I used to, I think. I used to know her; I used to wake up every morning to find her sitting on my crappy kitchen bench, sipping coffee from a chipped mug. I used to hold her hand. Now she doesn’t even know my name.
“No, not really,” is what I say.
The two of us talk some more. We talk about the letter – she doesn’t realize it’s addressed to her, and she’s curious. She’s curious about the four pages filled with descriptions of a past she doesn’t remember. She’s curious about the love that is being confessed in the letter, and the long apologies. She’s curious about the author of this letter, and she doesn’t realize that he’s sitting right in front of her.
I mention a few movies that she doesn’t – can’t possibly – remember. She says she hasn’t seen them, but I remember watching them with her, her head on my shoulder and her hand in mine.
Every sentence is a knife to my heart. She doesn’t remember. She can’t remember.
That fight. I thank whoever it is up there in the ceiling that she doesn’t remember the fight.

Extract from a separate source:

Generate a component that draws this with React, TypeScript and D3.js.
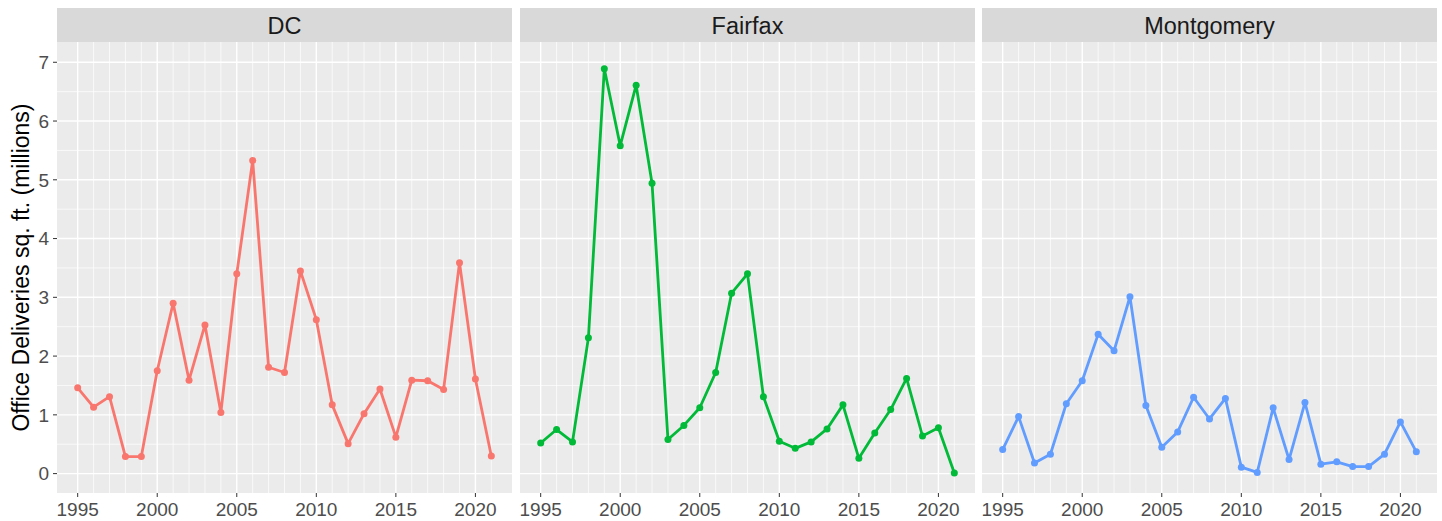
import React from "react";
import * as d3 from "d3";

const years = d3.range(1995, 2022);

const counties = ["DC", "Fairfax", "Montgomery"];
const colors = ["#F8766D", "#00BA38", "#619CFF"];

const dcValues = [1.46, 1.13, 1.31, 0.29, 0.29, 1.75, 2.90, 1.59, 2.53, 1.04, 3.40, 5.33, 1.81, 1.72,
  3.45, 2.62, 1.17, 0.51, 1.02, 1.44, 0.62, 1.59, 1.58, 1.43, 3.59, 1.61, 0.30];
const fairfaxValues = [0.52, 0.75, 0.54, 2.31, 6.89, 5.58, 6.61, 4.94, 0.58, 0.82, 1.12, 1.72, 3.07, 3.40,
  1.31, 0.55, 0.43, 0.54, 0.76, 1.17, 0.26, 0.69, 1.09, 1.62, 0.64, 0.78, 0.01];
const montgomeryValues = [0.41, 0.97, 0.18, 0.33, 1.19, 1.58, 2.37, 2.09, 3.01, 1.16, 0.45, 0.71, 1.30, 0.93,
  1.28, 0.11, 0.02, 1.12, 0.24, 1.21, 0.16, 0.20, 0.12, 0.12, 0.33, 0.88, 0.37];

const seriesValues = [dcValues, fairfaxValues, montgomeryValues];

const xTicks = [1995, 2000, 2005, 2010, 2015, 2020];
const yTicks = [0, 1, 2, 3, 4, 5, 6, 7];
const yMinor = [0.5, 1.5, 2.5, 3.5, 4.5, 5.5, 6.5];

const width = 1442, height = 521;
const panelLefts = [57, 520, 982];
const panelW = 455;
const stripTop = 8, panelTop = 42, panelBottom = 493;

export default function App() {
  const y = d3.scaleLinear().domain([-0.33, 7.345]).range([panelBottom, panelTop]);
  const font = "'Liberation Sans', Arial, sans-serif";

  return (
    <svg width={width} height={height} style={{position: "absolute", left: 0, top: 0}}>
      <rect width={width} height={height} fill="#fff" />
      {counties.map((name, i) => {
        const left = panelLefts[i];
        const x = d3.scaleLinear().domain([1993.7, 2022.3]).range([left, left + panelW]);
        const data = years.map((yr, j) => ({yr, v: seriesValues[i][j]}));
        const line = d3.line<{yr: number, v: number}>().x(d => x(d.yr)).y(d => y(d.v));
        return (
          <g key={name}>
            <rect x={left} y={stripTop} width={panelW} height={panelTop - stripTop} fill="#d9d9d9" />
            <text x={left + panelW / 2} y={33.5} textAnchor="middle" fontSize={23.5}
                  fontFamily={font} fill="#1a1a1a">{name}</text>
            <rect x={left} y={panelTop} width={panelW} height={panelBottom - panelTop} fill="#ebebeb" />
            {yMinor.map(t => (
              <line key={"ym" + t} x1={left} x2={left + panelW} y1={y(t)} y2={y(t)}
                    stroke="#fff" strokeWidth={0.7} />
            ))}
            {years.filter(yr => !xTicks.includes(yr)).map(yr => (
              <line key={"xm" + yr} x1={x(yr)} x2={x(yr)} y1={panelTop} y2={panelBottom}
                    stroke="#fff" strokeWidth={0.7} />
            ))}
            {yTicks.map(t => (
              <line key={"y" + t} x1={left} x2={left + panelW} y1={y(t)} y2={y(t)}
                    stroke="#fff" strokeWidth={1.4} />
            ))}
            {xTicks.map(t => (
              <g key={"x" + t}>
                <line x1={x(t)} x2={x(t)} y1={panelTop} y2={panelBottom} stroke="#fff" strokeWidth={1.4} />
                <line x1={x(t)} x2={x(t)} y1={panelBottom} y2={panelBottom + 4} stroke="#333" strokeWidth={1} />
                <text x={x(t)} y={515.5} textAnchor="middle" fontSize={19} fontFamily={font}
                      fill="#4d4d4d">{t}</text>
              </g>
            ))}
            <path d={line(data) || ""} fill="none" stroke={colors[i]} strokeWidth={2.8}
                  strokeLinejoin="round" />
            {data.map(d => (
              <circle key={d.yr} cx={x(d.yr)} cy={y(d.v)} r={3.5} fill={colors[i]} />
            ))}
          </g>
        );
      })}
      {yTicks.map(t => (
        <g key={"yl" + t}>
          <line x1={53} x2={57} y1={y(t)} y2={y(t)} stroke="#333" strokeWidth={1} />
          <text x={49} y={y(t)} dy="0.36em" textAnchor="end" fontSize={19} fontFamily={font}
                fill="#4d4d4d">{t}</text>
        </g>
      ))}
      <text transform={`translate(29, ${(panelTop + panelBottom) / 2}) rotate(-90)`} textAnchor="middle"
            fontSize={23} fontFamily={font} fill="#000">Office Deliveries sq. ft. (millions)</text>
    </svg>
  );
}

Because this is how it ends. We fought. It was about something stupid, it always was.
But that night, it was different. She got in her car and drove away. And she wrapped her little red Mini Cooper around a tree.
I remember crouching by the wreckage of her car, staring at the red panels lying on the road like the severed wings of a tortured butterfly. I remember the coldness of her hand, the flashing lights of the ambulance, the grim look on the doctor’s face as he approached me, clipboard in hand.
“She’s alive. But she doesn’t remember anything.”
She isn’t dead, but it certainly feels like it sometimes. She doesn’t have any idea who I am. She hasn’t any idea who anyone is, really, but it hurts me most that I’m just another face in a big, wide world that she has no memory of.
When it gets too much to bear, I stand to leave. I can’t feel guilty about leaving her, because within minutes she will forget that I even exist.
But I’ll be back tomorrow. I always come back.
I push my hair off my face and smile gently at her. She smiles back, a happy, dopey grin that makes my heart ache.
“It was really nice of you to come and see me,” she says happily. “You should come again sometime.”
I do, I think. I’m here every day, and every time I enter that door, you ask if you know me. Do you have any idea how much that hurts?
“I’ll try,” is what I say. I’m quite accustomed to not saying what I mean now.
When I reach for the doorknob, she says, “Wait,” and I look into her vacant eyes, willing her with all my heart for to remember me.
… She doesn’t.
She never does.
She comes pretty damn close sometimes, though.
“This may seem like a stupid question, but… Do I know you from somewhere?” she asks, her smile less sure than it was before.
Sometimes she gets so close it tears me apart.
“Yeah,” I whisper, tears forming in my eyes as I turn away from her. “You used to love me.”